Frontman Charlie Steen, 20, is clearly impassioned by the state of play in 2018. On The Lick he becomes a young Jarvis Cocker, satirising the immediacy to which the modern consumer has been programmed by the mp3 and download phenomenon – ‘Skip one minute and thirty seconds into the chorus so we can all sing along… cause that’s what we want,’before confirming that today’s ‘yoof’ want ‘something that’s relatable not debatable’. Young people should be furious, like Charlie and his band of not so merry droogs, at Theresa May’s Conservative Britain. They should want debate. They should want to challenge conformity.

Young people should also be embittered by the Brit Awards and other such ‘award ceremonies’ where Ed Sheeran’s marketing team pats Sam Smith’s manager on the back for propelling him up the chart with another clever marketing strategy. A point made on the most ironically pop sounding moment on the record, One Rizla – ‘I’m not much to look at and I ain’t much to hear. But if you think I love you, you’ve got the wrong idea’. This bunch want young people to look back at their dad’s copies of the NME and wonder where’s the alternative music press gone and why is Zayn Malik adorning the cover of a supposedly alternative voice? But too many aren’t. And too many don’t care.

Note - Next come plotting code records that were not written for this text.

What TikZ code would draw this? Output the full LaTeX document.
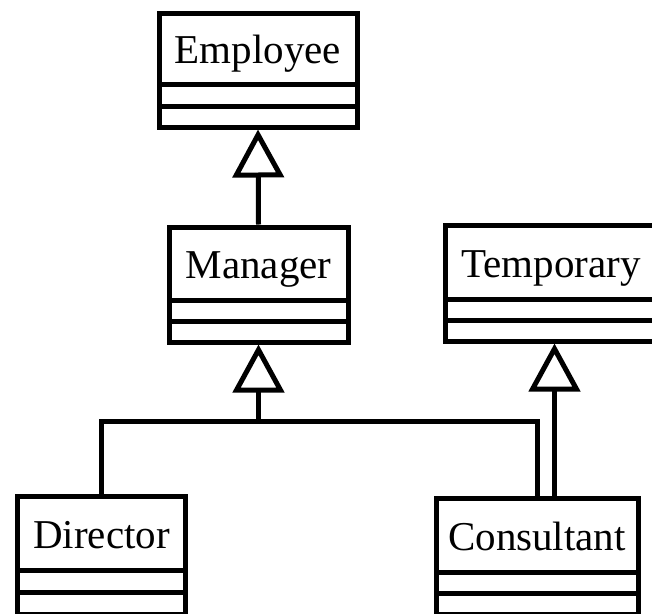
\documentclass[tikz,border=0pt]{standalone}
\usepackage{fontspec}
\setmainfont{Liberation Serif}
\usetikzlibrary{arrows.meta}
\tikzset{
  cls/.style={draw, line width=5pt, inner sep=0pt, text height=30pt, text depth=0pt,
    font=\fontsize{41}{41}\selectfont},
  comp/.style={draw, line width=5pt, inner sep=0pt},
  link/.style={line width=5pt},
  inh/.style={line width=5pt, -{Triangle[open, length=48pt, width=51pt]}},
}
\begin{document}
\begin{tikzpicture}[x=1pt,y=-1pt]
\useasboundingbox (0,0) rectangle (652,613);
\clip (0,0) rectangle (652,613);
% Employee
\node[cls, minimum width=198, minimum height=71] (emp) at (258,48.5) {Employee};
\node[comp, minimum width=198, minimum height=22] (emp2) at (258,95) {};
\node[comp, minimum width=198, minimum height=21] (emp3) at (258,116.5) {};
% Manager
\node[cls, minimum width=179, minimum height=73] (man) at (258.5,263.5) {Manager};
\node[comp, minimum width=179, minimum height=21] (man2) at (258.5,310.5) {};
\node[comp, minimum width=179, minimum height=21] (man3) at (258.5,331.5) {};
% Temporary
\node[cls, minimum width=211, minimum height=73.5] (tmp) at (551,262.25) {Temporary};
\node[comp, minimum width=211, minimum height=21] (tmp2) at (551,309.5) {};
\node[comp, minimum width=211, minimum height=21] (tmp3) at (551,330.5) {};
% Director
\node[cls, minimum width=168, minimum height=74] (dir) at (101.5,533) {Director};
\node[comp, minimum width=168, minimum height=22] (dir2) at (101.5,581) {};
\node[comp, minimum width=168, minimum height=22] (dir3) at (101.5,603) {};
% Consultant
\node[cls, minimum width=202, minimum height=74] (con) at (537,535) {Consultant};
\node[comp, minimum width=202, minimum height=21] (con2) at (537,582.5) {};
\node[comp, minimum width=202, minimum height=21] (con3) at (537,603.5) {};
% connectors
\coordinate (j) at (258.5,421);
\draw[inh] (man.north) -- (emp3.south);
\draw[inh] (dir.north) |- (j) -- (man3.south);
\draw[link] (con.north) |- (j);
\draw[inh] ([xshift=17.5pt]con.north) -- ([xshift=17.5pt]con.north |- tmp3.south);
\end{tikzpicture}
\end{document}
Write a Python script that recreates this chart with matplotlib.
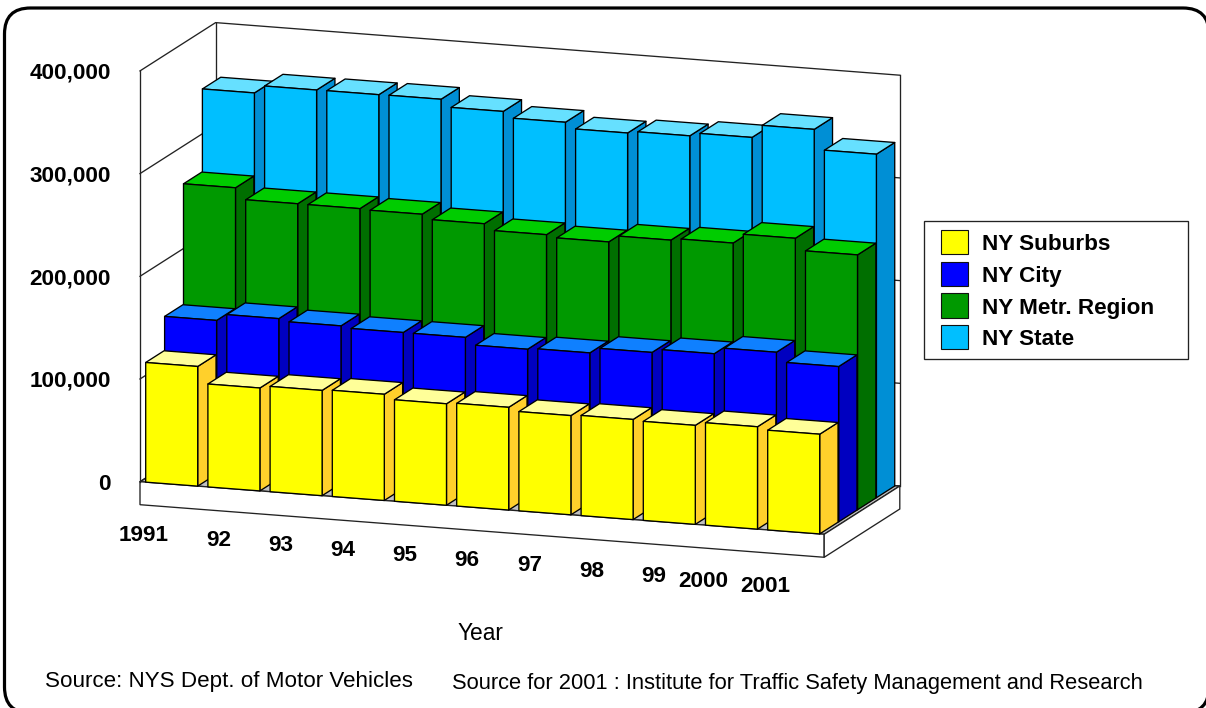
import numpy as np
import matplotlib
matplotlib.use('Agg')
import matplotlib.pyplot as plt
from matplotlib.patches import Polygon, Rectangle, FancyBboxPatch

plt.rcParams['font.family'] = ['Liberation Sans', 'DejaVu Sans']

# data
years = ['1991', '92', '93', '94', '95', '96', '97', '98', '99', '2000', '2001']
suburbs = [116500, 100200, 102500, 103400, 98800, 100000, 96600, 97500, 96400, 99700, 97100]
city = [149600, 156000, 153600, 151800, 151700, 144800, 145900, 151000, 154400, 160500, 151200]
metro = [267000, 256100, 256000, 255200, 250600, 244600, 242200, 248600, 250400, 259700, 248200]
state = [347600, 355100, 355200, 355400, 348200, 342300, 336500, 338400, 341500, 354000, 334500]
names = ['NY Suburbs', 'NY City', 'NY Metr. Region', 'NY State']
y_ticks = [0, 100000, 200000, 300000, 400000]

# front, side, top colour of each series
front = ['#FFFF00', '#0000FF', '#009900', '#00BFFF']
side = ['#FFD02B', '#0000C0', '#006F00', '#008FD5']
top = ['#FFFF99', '#0F80FF', '#00CC00', '#66E0FF']

# oblique projection: category, value, depth slot -> pixels
origin = np.array([140.0, 481.7])
ex = np.array([62.2, 4.78])
ev = np.array([0.0, -102.7 / 100000])
ed = np.array([18.9, -12.07])


def proj(c, v, d):
    return origin + c * ex + v * ev + d * ed


fig = plt.figure(figsize=(12.06, 7.08), dpi=100)
ax = fig.add_axes([0, 0, 1, 1])
ax.set_xlim(0, 1206)
ax.set_ylim(708, 0)
ax.axis('off')

# outer frame
ax.add_patch(FancyBboxPatch((4.5, 8), 1204.5, 705, boxstyle='round,pad=0,rounding_size=26',
                            fc='white', ec='black', lw=2.3))

n = len(years)
vmax = y_ticks[-1]
wall = dict(color='#222222', lw=0.95, solid_capstyle='projecting', zorder=2)

# floor
thick = np.array([0, 23.0])
fl = [proj(0, 0, 0), proj(n, 0, 0), proj(n, 0, 4), proj(0, 0, 4)]
ax.add_patch(Polygon(fl, fc='#C0C0C0', ec='#222222', lw=0.95, zorder=2))
ax.add_patch(Polygon([fl[0], fl[1], fl[1] + thick, fl[0] + thick], fc='white', ec='#222222', lw=0.95, zorder=2))
ax.add_patch(Polygon([fl[1], fl[2], fl[2] + thick, fl[1] + thick], fc='white', ec='#222222', lw=0.95, zorder=2))

# walls and gridlines
for v in y_ticks:
    a, b, c = proj(0, v, 0), proj(0, v, 4), proj(n, v, 4)
    ax.plot([a[0], b[0], c[0]], [a[1], b[1], c[1]], **wall)
for p, q in [(proj(0, 0, 0), proj(0, vmax, 0)), (proj(0, 0, 4), proj(0, vmax, 4)), (proj(n, 0, 4), proj(n, vmax, 4))]:
    ax.plot([p[0], q[0]], [p[1], q[1]], **wall)

# bars, back series first, left to right
gap = 0.0916
width = 0.836
series = [suburbs, city, metro, state]
z = 3
for s in range(3, -1, -1):
    for i, v in enumerate(series[s]):
        c0, c1 = i + gap, i + gap + width
        d0, d1 = s, s + 0.97
        faces = [
            ([proj(c1, 0, d0), proj(c1, 0, d1), proj(c1, v, d1), proj(c1, v, d0)], side[s]),
            ([proj(c0, v, d0), proj(c1, v, d0), proj(c1, v, d1), proj(c0, v, d1)], top[s]),
            ([proj(c0, 0, d0), proj(c1, 0, d0), proj(c1, v, d0), proj(c0, v, d0)], front[s]),
        ]
        for pts, col in faces:
            ax.add_patch(Polygon(pts, fc=col, ec='black', lw=0.95, joinstyle='round', zorder=z))
        z += 1

# value labels
for v in y_ticks:
    p = proj(0, v, 0)
    ax.text(p[0] - 29, p[1] + 2.5, f'{v:,}', ha='right', va='center', fontsize=16.2, fontweight='bold', zorder=50)

# year labels
for i, lab in enumerate(years):
    p = proj(i + gap + width, 0, 0)
    ax.text(p[0] - 29, p[1] + 49 + 0.35 * i, lab, ha='right', va='center', fontsize=16.2, fontweight='bold', zorder=50)

ax.text(480, 634, 'Year', ha='center', va='center', fontsize=16.4)
ax.text(45, 682, 'Source: NYS Dept. of Motor Vehicles', ha='left', va='center', fontsize=16.1)
ax.text(452, 683, 'Source for 2001 : Institute for Traffic Safety Management and Research', ha='left', va='center', fontsize=15.73)

# legend
ax.add_patch(Rectangle((924.3, 220.7), 263.7, 138.6, fc='white', ec='#222222', lw=0.95, zorder=50))
for k, name in enumerate(names):
    yy = 230 + k * 31.65
    ax.add_patch(Rectangle((941, yy), 26.7, 24.3, fc=front[k], ec='#111111', lw=0.8, zorder=51))
    ax.text(982.5, yy + 15, name, ha='left', va='center', fontsize=16.2, fontweight='bold', zorder=51)

fig.savefig('out.png', dpi=100)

More chaotic in tone, Donk finds Steen doing his best Mark E. Smith impression over angry, guttural guitars. Friction is Shaun Ryder fronting the Buzzcocks, while Dust on Trial is Parquet Courts if their problems extended beyond where their next joint is coming from.

This is a band that wants to ‘divide opinion’ as they told Loud And Quiet. They want to put an unfed, salivating tiger among the clipped-winged proverbial pigeons. And as Steen refrains on the baggy-evoking Concrete‘I hope that you’re hearing me.’

Now, I’m not for one minute suggesting Shame are the finished article. But, they’re potentially a very important cog in the wheel. A bunch of mates going about it the right way, trying to make a difference and telling it like it is. And there’s certainly no shame in that.